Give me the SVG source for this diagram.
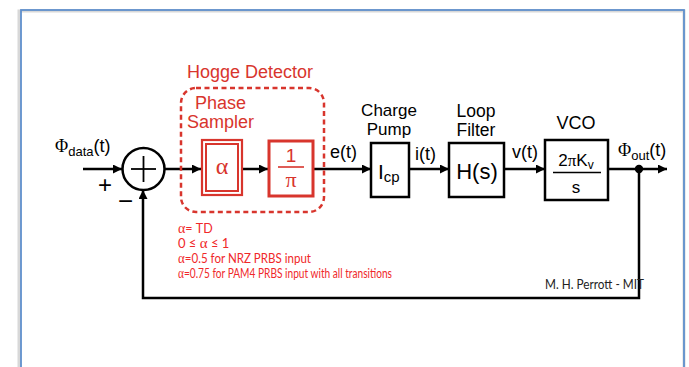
<svg xmlns="http://www.w3.org/2000/svg" width="689" height="367" viewBox="0 0 689 367">
<defs>
<marker id="ah" viewBox="0 0 10 10" refX="10" refY="5" markerWidth="10" markerHeight="9" markerUnits="userSpaceOnUse" orient="auto">
<path d="M0,0 L10,5 L0,10 z" fill="#000"/>
</marker>
</defs>
<style>
.lbl{font-family:"Liberation Sans",Arial,sans-serif;font-size:18px;fill:#000}
.sym{font-family:"Liberation Serif","Times New Roman",serif}
.red{fill:#d8352d}
.note{font-family:Lato,"Liberation Sans",sans-serif;font-size:12.5px;fill:#f0282a}
.box{fill:#fff;stroke:#000;stroke-width:2.5}
.rbox{fill:#fff;stroke:#d8352d}
.wire{fill:none;stroke:#000;stroke-width:2.5}
</style>
<rect width="689" height="367" fill="#fff"/>
<g id="frame">
<rect x="19" y="11" width="665" height="370" fill="none" stroke="#d8d8d8" stroke-width="3"/>
<rect x="21" y="10" width="663" height="370" fill="none" stroke="#5f8fcc" stroke-width="1.8"/>
</g>
<g id="connectors">
<line class="wire" x1="83" y1="169" x2="122" y2="169" marker-end="url(#ah)"/>
<line class="wire" x1="165" y1="169" x2="201" y2="169" marker-end="url(#ah)"/>
<line class="wire" x1="243" y1="169" x2="268" y2="169" marker-end="url(#ah)"/>
<line class="wire" x1="313" y1="169" x2="371" y2="169" marker-end="url(#ah)"/>
<line class="wire" x1="409" y1="169" x2="449" y2="169" marker-end="url(#ah)"/>
<line class="wire" x1="504" y1="169" x2="545" y2="169" marker-end="url(#ah)"/>
<line class="wire" x1="608" y1="169" x2="667" y2="169" marker-end="url(#ah)"/>
<path class="wire" d="M639,169 L639,298 L143,298 L143,190" marker-end="url(#ah)"/>
<circle cx="639" cy="169" r="4.2" fill="#000"/>
</g>
<g id="labels">
<text class="lbl" x="55" y="152"><tspan class="sym">Φ</tspan><tspan style="font-size:13px" dy="4">data</tspan><tspan dy="-4">(t)</tspan></text>
<text class="lbl" x="98" y="193" style="font-size:24px">+</text>
<text class="lbl" x="118" y="210" style="font-size:26px">−</text>
<text class="lbl" x="330" y="158">e(t)</text>
<text class="lbl" x="415" y="160">i(t)</text>
<text class="lbl" x="512" y="158">v(t)</text>
<text class="lbl" x="618" y="156"><tspan class="sym">Φ</tspan><tspan style="font-size:13px" dy="4">out</tspan><tspan dy="-4">(t)</tspan></text>
</g>
<g id="summer">
<circle cx="143.5" cy="169" r="21" fill="#fff" stroke="#000" stroke-width="2.5"/>
<line x1="131" y1="169" x2="156" y2="169" stroke="#000" stroke-width="1.8"/>
<line x1="143.5" y1="156" x2="143.5" y2="182" stroke="#000" stroke-width="1.8"/>
</g>
<g id="hogge">
<rect x="181" y="88" width="143" height="124" rx="15" fill="none" stroke="#d8352d" stroke-width="2.5" stroke-dasharray="5 3.5"/>
<text class="lbl red" x="187" y="78">Hogge Detector</text>
<text class="lbl red" x="195" y="109">Phase</text>
<text class="lbl red" x="187" y="128">Sampler</text>
</g>
<g id="alpha">
<rect class="rbox" x="202" y="140" width="40" height="55" stroke-width="2.2"/>
<rect x="206" y="144" width="32" height="47" fill="none" stroke="#d8352d" stroke-width="2"/>
<text class="sym red" x="222" y="174" style="font-size:24px" text-anchor="middle">α</text>
</g>
<g id="invpi">
<rect class="rbox" x="269" y="141" width="44" height="55" stroke-width="3"/>
<text class="lbl red" x="291" y="162" style="font-size:19px" text-anchor="middle">1</text>
<line x1="278" y1="167" x2="304" y2="167" stroke="#d8352d" stroke-width="1.6"/>
<text class="sym red" x="291" y="187" style="font-size:22px" text-anchor="middle">π</text>
</g>
<g id="chargepump">
<text class="lbl" x="389" y="116" style="font-size:17px" text-anchor="middle">Charge</text>
<text class="lbl" x="389" y="135" style="font-size:17px" text-anchor="middle">Pump</text>
<rect class="box" x="371" y="143" width="38" height="54"/>
<text class="lbl" x="378" y="179" style="font-size:21px">I<tspan style="font-size:15px" dy="3">cp</tspan></text>
</g>
<g id="loopfilter">
<text class="lbl" x="476" y="117" style="font-size:17.5px" text-anchor="middle">Loop</text>
<text class="lbl" x="476" y="136" style="font-size:17.5px" text-anchor="middle">Filter</text>
<rect class="box" x="449" y="143" width="55" height="54"/>
<text class="lbl" x="477" y="179" style="font-size:22px" text-anchor="middle">H(s)</text>
</g>
<g id="vco">
<text class="lbl" x="576" y="129" text-anchor="middle">VCO</text>
<rect class="box" x="545" y="140" width="63" height="60" stroke-width="3"/>
<text class="lbl" x="576" y="166" style="font-size:17px" text-anchor="middle">2<tspan class="sym">π</tspan>K<tspan style="font-size:12px" dy="3">v</tspan></text>
<line x1="553" y1="172.5" x2="601" y2="172.5" stroke="#000" stroke-width="1.6"/>
<text class="lbl" x="576" y="193" style="font-size:17px" text-anchor="middle">s</text>
</g>
<g id="notes">
<text class="note" x="178" y="233"><tspan class="sym" style="font-size:14px">α</tspan>= TD</text>
<text class="note" x="178" y="248" style="font-size:13px">0 ≤ <tspan class="sym" style="font-size:15px">α</tspan> ≤ 1</text>
<text class="note" x="178" y="263" textLength="133" lengthAdjust="spacingAndGlyphs"><tspan class="sym" style="font-size:14px">α</tspan>=0.5 for NRZ PRBS input</text>
<text class="note" x="178" y="278" textLength="214" lengthAdjust="spacingAndGlyphs"><tspan class="sym" style="font-size:14px">α</tspan>=0.75 for PAM4 PRBS input with all transitions</text>
</g>
<text x="545" y="289" font-family="Lato,'Liberation Sans',sans-serif" font-size="12.5" fill="#222" textLength="99" lengthAdjust="spacingAndGlyphs">M. H. Perrott - MIT</text>
</svg>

○ ○ ○ ○ ○ ○ ○

• WHAT YOU WILL DO:
Repeat the material above in full and exactly, omitting the pictures.

• THE ANSWER:
Give me the SVG source for this diagram.
<svg xmlns="http://www.w3.org/2000/svg" width="689" height="367" viewBox="0 0 689 367">
<defs>
<marker id="ah" viewBox="0 0 10 10" refX="10" refY="5" markerWidth="10" markerHeight="9" markerUnits="userSpaceOnUse" orient="auto">
<path d="M0,0 L10,5 L0,10 z" fill="#000"/>
</marker>
</defs>
<style>
.lbl{font-family:"Liberation Sans",Arial,sans-serif;font-size:18px;fill:#000}
.sym{font-family:"Liberation Serif","Times New Roman",serif}
.red{fill:#d8352d}
.note{font-family:Lato,"Liberation Sans",sans-serif;font-size:12.5px;fill:#f0282a}
.box{fill:#fff;stroke:#000;stroke-width:2.5}
.rbox{fill:#fff;stroke:#d8352d}
.wire{fill:none;stroke:#000;stroke-width:2.5}
</style>
<rect width="689" height="367" fill="#fff"/>
<g id="frame">
<rect x="19" y="11" width="665" height="370" fill="none" stroke="#d8d8d8" stroke-width="3"/>
<rect x="21" y="10" width="663" height="370" fill="none" stroke="#5f8fcc" stroke-width="1.8"/>
</g>
<g id="connectors">
<line class="wire" x1="83" y1="169" x2="122" y2="169" marker-end="url(#ah)"/>
<line class="wire" x1="165" y1="169" x2="201" y2="169" marker-end="url(#ah)"/>
<line class="wire" x1="243" y1="169" x2="268" y2="169" marker-end="url(#ah)"/>
<line class="wire" x1="313" y1="169" x2="371" y2="169" marker-end="url(#ah)"/>
<line class="wire" x1="409" y1="169" x2="449" y2="169" marker-end="url(#ah)"/>
<line class="wire" x1="504" y1="169" x2="545" y2="169" marker-end="url(#ah)"/>
<line class="wire" x1="608" y1="169" x2="667" y2="169" marker-end="url(#ah)"/>
<path class="wire" d="M639,169 L639,298 L143,298 L143,190" marker-end="url(#ah)"/>
<circle cx="639" cy="169" r="4.2" fill="#000"/>
</g>
<g id="labels">
<text class="lbl" x="55" y="152"><tspan class="sym">Φ</tspan><tspan style="font-size:13px" dy="4">data</tspan><tspan dy="-4">(t)</tspan></text>
<text class="lbl" x="98" y="193" style="font-size:24px">+</text>
<text class="lbl" x="118" y="210" style="font-size:26px">−</text>
<text class="lbl" x="330" y="158">e(t)</text>
<text class="lbl" x="415" y="160">i(t)</text>
<text class="lbl" x="512" y="158">v(t)</text>
<text class="lbl" x="618" y="156"><tspan class="sym">Φ</tspan><tspan style="font-size:13px" dy="4">out</tspan><tspan dy="-4">(t)</tspan></text>
</g>
<g id="summer">
<circle cx="143.5" cy="169" r="21" fill="#fff" stroke="#000" stroke-width="2.5"/>
<line x1="131" y1="169" x2="156" y2="169" stroke="#000" stroke-width="1.8"/>
<line x1="143.5" y1="156" x2="143.5" y2="182" stroke="#000" stroke-width="1.8"/>
</g>
<g id="hogge">
<rect x="181" y="88" width="143" height="124" rx="15" fill="none" stroke="#d8352d" stroke-width="2.5" stroke-dasharray="5 3.5"/>
<text class="lbl red" x="187" y="78">Hogge Detector</text>
<text class="lbl red" x="195" y="109">Phase</text>
<text class="lbl red" x="187" y="128">Sampler</text>
</g>
<g id="alpha">
<rect class="rbox" x="202" y="140" width="40" height="55" stroke-width="2.2"/>
<rect x="206" y="144" width="32" height="47" fill="none" stroke="#d8352d" stroke-width="2"/>
<text class="sym red" x="222" y="174" style="font-size:24px" text-anchor="middle">α</text>
</g>
<g id="invpi">
<rect class="rbox" x="269" y="141" width="44" height="55" stroke-width="3"/>
<text class="lbl red" x="291" y="162" style="font-size:19px" text-anchor="middle">1</text>
<line x1="278" y1="167" x2="304" y2="167" stroke="#d8352d" stroke-width="1.6"/>
<text class="sym red" x="291" y="187" style="font-size:22px" text-anchor="middle">π</text>
</g>
<g id="chargepump">
<text class="lbl" x="389" y="116" style="font-size:17px" text-anchor="middle">Charge</text>
<text class="lbl" x="389" y="135" style="font-size:17px" text-anchor="middle">Pump</text>
<rect class="box" x="371" y="143" width="38" height="54"/>
<text class="lbl" x="378" y="179" style="font-size:21px">I<tspan style="font-size:15px" dy="3">cp</tspan></text>
</g>
<g id="loopfilter">
<text class="lbl" x="476" y="117" style="font-size:17.5px" text-anchor="middle">Loop</text>
<text class="lbl" x="476" y="136" style="font-size:17.5px" text-anchor="middle">Filter</text>
<rect class="box" x="449" y="143" width="55" height="54"/>
<text class="lbl" x="477" y="179" style="font-size:22px" text-anchor="middle">H(s)</text>
</g>
<g id="vco">
<text class="lbl" x="576" y="129" text-anchor="middle">VCO</text>
<rect class="box" x="545" y="140" width="63" height="60" stroke-width="3"/>
<text class="lbl" x="576" y="166" style="font-size:17px" text-anchor="middle">2<tspan class="sym">π</tspan>K<tspan style="font-size:12px" dy="3">v</tspan></text>
<line x1="553" y1="172.5" x2="601" y2="172.5" stroke="#000" stroke-width="1.6"/>
<text class="lbl" x="576" y="193" style="font-size:17px" text-anchor="middle">s</text>
</g>
<g id="notes">
<text class="note" x="178" y="233"><tspan class="sym" style="font-size:14px">α</tspan>= TD</text>
<text class="note" x="178" y="248" style="font-size:13px">0 ≤ <tspan class="sym" style="font-size:15px">α</tspan> ≤ 1</text>
<text class="note" x="178" y="263" textLength="133" lengthAdjust="spacingAndGlyphs"><tspan class="sym" style="font-size:14px">α</tspan>=0.5 for NRZ PRBS input</text>
<text class="note" x="178" y="278" textLength="214" lengthAdjust="spacingAndGlyphs"><tspan class="sym" style="font-size:14px">α</tspan>=0.75 for PAM4 PRBS input with all transitions</text>
</g>
<text x="545" y="289" font-family="Lato,'Liberation Sans',sans-serif" font-size="12.5" fill="#222" textLength="99" lengthAdjust="spacingAndGlyphs">M. H. Perrott - MIT</text>
</svg>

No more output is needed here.